What to do. Copy the data exactly as it appears, and do not include any pictures.
** Start Provided material **
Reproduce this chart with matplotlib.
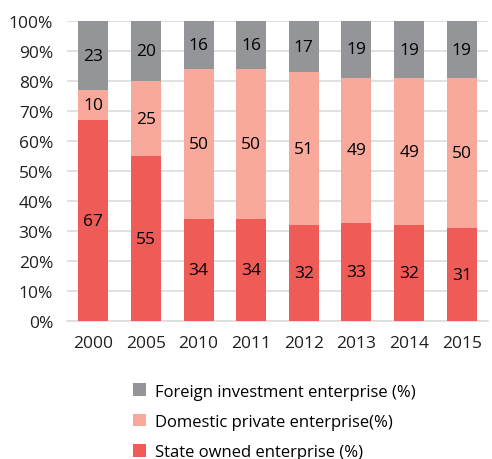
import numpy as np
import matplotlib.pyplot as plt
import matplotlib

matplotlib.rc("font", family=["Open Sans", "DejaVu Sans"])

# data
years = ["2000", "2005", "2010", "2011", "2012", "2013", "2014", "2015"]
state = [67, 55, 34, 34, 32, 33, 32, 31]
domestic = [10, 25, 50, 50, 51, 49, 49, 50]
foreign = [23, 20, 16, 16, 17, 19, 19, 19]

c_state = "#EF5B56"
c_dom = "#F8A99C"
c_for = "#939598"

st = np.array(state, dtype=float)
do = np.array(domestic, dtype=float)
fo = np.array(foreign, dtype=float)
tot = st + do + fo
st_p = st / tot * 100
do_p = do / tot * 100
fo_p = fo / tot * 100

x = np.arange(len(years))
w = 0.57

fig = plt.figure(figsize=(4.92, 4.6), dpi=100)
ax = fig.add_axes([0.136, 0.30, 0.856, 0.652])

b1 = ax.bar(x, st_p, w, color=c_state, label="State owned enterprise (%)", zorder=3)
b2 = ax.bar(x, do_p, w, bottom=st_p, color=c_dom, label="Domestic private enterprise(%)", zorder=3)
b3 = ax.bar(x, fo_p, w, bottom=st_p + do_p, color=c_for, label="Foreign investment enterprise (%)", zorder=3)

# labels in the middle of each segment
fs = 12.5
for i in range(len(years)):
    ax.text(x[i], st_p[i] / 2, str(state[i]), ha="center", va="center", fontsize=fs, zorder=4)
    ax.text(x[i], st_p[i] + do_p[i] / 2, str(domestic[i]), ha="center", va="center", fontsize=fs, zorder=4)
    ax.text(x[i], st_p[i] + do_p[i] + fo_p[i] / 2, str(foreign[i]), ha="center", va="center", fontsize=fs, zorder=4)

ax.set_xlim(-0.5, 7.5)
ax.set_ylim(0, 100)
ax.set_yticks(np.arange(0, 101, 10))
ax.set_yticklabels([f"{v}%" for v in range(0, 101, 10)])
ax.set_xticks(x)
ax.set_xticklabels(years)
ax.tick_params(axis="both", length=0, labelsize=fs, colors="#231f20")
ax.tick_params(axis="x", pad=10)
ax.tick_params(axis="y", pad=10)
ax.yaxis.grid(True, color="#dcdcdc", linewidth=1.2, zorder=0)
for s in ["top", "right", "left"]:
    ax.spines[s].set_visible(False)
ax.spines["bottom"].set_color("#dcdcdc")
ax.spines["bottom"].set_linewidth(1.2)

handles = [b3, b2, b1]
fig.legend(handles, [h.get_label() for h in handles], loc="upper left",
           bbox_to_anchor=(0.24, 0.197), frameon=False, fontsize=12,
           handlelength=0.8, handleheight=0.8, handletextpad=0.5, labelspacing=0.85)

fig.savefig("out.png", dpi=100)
** End Provided material **
Task result.
Reproduce this chart with matplotlib.
import numpy as np
import matplotlib.pyplot as plt
import matplotlib

matplotlib.rc("font", family=["Open Sans", "DejaVu Sans"])

# data
years = ["2000", "2005", "2010", "2011", "2012", "2013", "2014", "2015"]
state = [67, 55, 34, 34, 32, 33, 32, 31]
domestic = [10, 25, 50, 50, 51, 49, 49, 50]
foreign = [23, 20, 16, 16, 17, 19, 19, 19]

c_state = "#EF5B56"
c_dom = "#F8A99C"
c_for = "#939598"

st = np.array(state, dtype=float)
do = np.array(domestic, dtype=float)
fo = np.array(foreign, dtype=float)
tot = st + do + fo
st_p = st / tot * 100
do_p = do / tot * 100
fo_p = fo / tot * 100

x = np.arange(len(years))
w = 0.57

fig = plt.figure(figsize=(4.92, 4.6), dpi=100)
ax = fig.add_axes([0.136, 0.30, 0.856, 0.652])

b1 = ax.bar(x, st_p, w, color=c_state, label="State owned enterprise (%)", zorder=3)
b2 = ax.bar(x, do_p, w, bottom=st_p, color=c_dom, label="Domestic private enterprise(%)", zorder=3)
b3 = ax.bar(x, fo_p, w, bottom=st_p + do_p, color=c_for, label="Foreign investment enterprise (%)", zorder=3)

# labels in the middle of each segment
fs = 12.5
for i in range(len(years)):
    ax.text(x[i], st_p[i] / 2, str(state[i]), ha="center", va="center", fontsize=fs, zorder=4)
    ax.text(x[i], st_p[i] + do_p[i] / 2, str(domestic[i]), ha="center", va="center", fontsize=fs, zorder=4)
    ax.text(x[i], st_p[i] + do_p[i] + fo_p[i] / 2, str(foreign[i]), ha="center", va="center", fontsize=fs, zorder=4)

ax.set_xlim(-0.5, 7.5)
ax.set_ylim(0, 100)
ax.set_yticks(np.arange(0, 101, 10))
ax.set_yticklabels([f"{v}%" for v in range(0, 101, 10)])
ax.set_xticks(x)
ax.set_xticklabels(years)
ax.tick_params(axis="both", length=0, labelsize=fs, colors="#231f20")
ax.tick_params(axis="x", pad=10)
ax.tick_params(axis="y", pad=10)
ax.yaxis.grid(True, color="#dcdcdc", linewidth=1.2, zorder=0)
for s in ["top", "right", "left"]:
    ax.spines[s].set_visible(False)
ax.spines["bottom"].set_color("#dcdcdc")
ax.spines["bottom"].set_linewidth(1.2)

handles = [b3, b2, b1]
fig.legend(handles, [h.get_label() for h in handles], loc="upper left",
           bbox_to_anchor=(0.24, 0.197), frameon=False, fontsize=12,
           handlelength=0.8, handleheight=0.8, handletextpad=0.5, labelspacing=0.85)

fig.savefig("out.png", dpi=100)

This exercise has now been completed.